Question

Let $A=[a_{ij}]$ be a square matrix of order $3\times3$, where \[ a_{ij}= \begin{cases} i-2j, & i=j \\ 0, & i>j \\ 1, & i<j \end{cases} \] Then the value of $|A^T|$ is:

• A. $1$
• B. $-6$
• C. $-11$
• D. $-5$

Hint:

Whenever you see a triangular matrix, never expand the determinant manually. Just multiply the diagonal elements directly.

Answer 1

The Correct Option is B

Concept: This problem is based on properties of determinants and triangular matrices. Important facts:
• The determinant of a matrix and its transpose are equal: \[ |A^T|=|A| \]
• The determinant of a triangular matrix is simply the product of its diagonal elements.

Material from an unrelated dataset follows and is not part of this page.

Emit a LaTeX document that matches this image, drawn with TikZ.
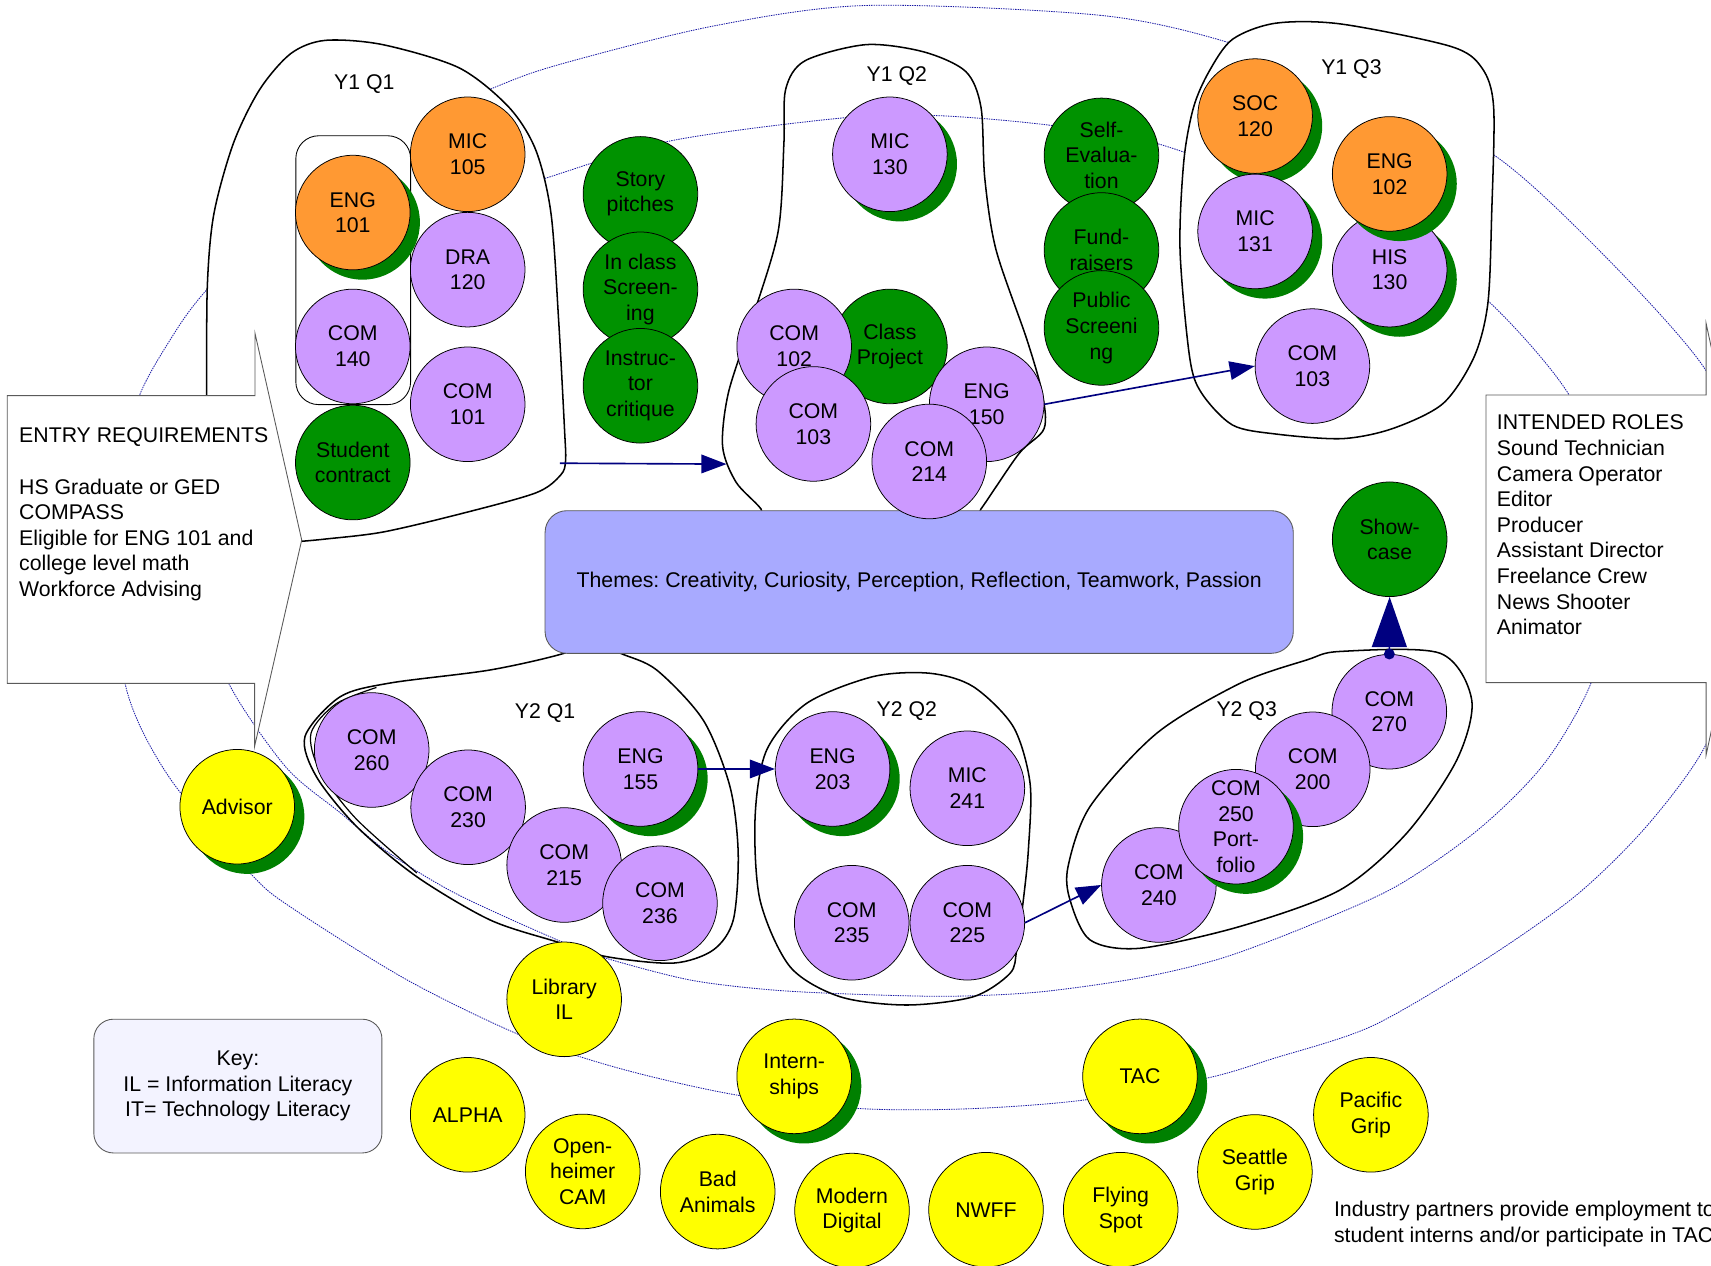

Step 1: Construct the matrix using the given definition.
The matrix is of order $3\times3$. We calculate each element carefully. For diagonal elements $(i=j)$: \[ a_{11}=1-2(1)=-1 \] \[ a_{22}=2-2(2)=-2 \] \[ a_{33}=3-2(3)=-3 \] For elements below the diagonal $(i>j)$: \[ a_{21}=0,\qquad a_{31}=0,\qquad a_{32}=0 \] For elements above the diagonal $(i<j)$: \[ a_{12}=1,\qquad a_{13}=1,\qquad a_{23}=1 \] Thus, \[ A= \begin{bmatrix} -1 & 1 & 1 \\ 0 & -2 & 1 \\ 0 & 0 & -3 \end{bmatrix} \]

Step 2: Identify the type of matrix.
Observe that all entries below the principal diagonal are zero. Hence, $A$ is an upper triangular matrix. For any triangular matrix: \[ |A|=\text{product of diagonal entries} \] Therefore, \[ |A|=(-1)(-2)(-3) \] \[ |A|=2(-3) \] \[ |A|=-6 \]

Step 3: Use determinant property of transpose.
We know: \[ |A^T|=|A| \] Hence, \[ |A^T|=-6 \] Therefore, \[ \boxed{-6} \]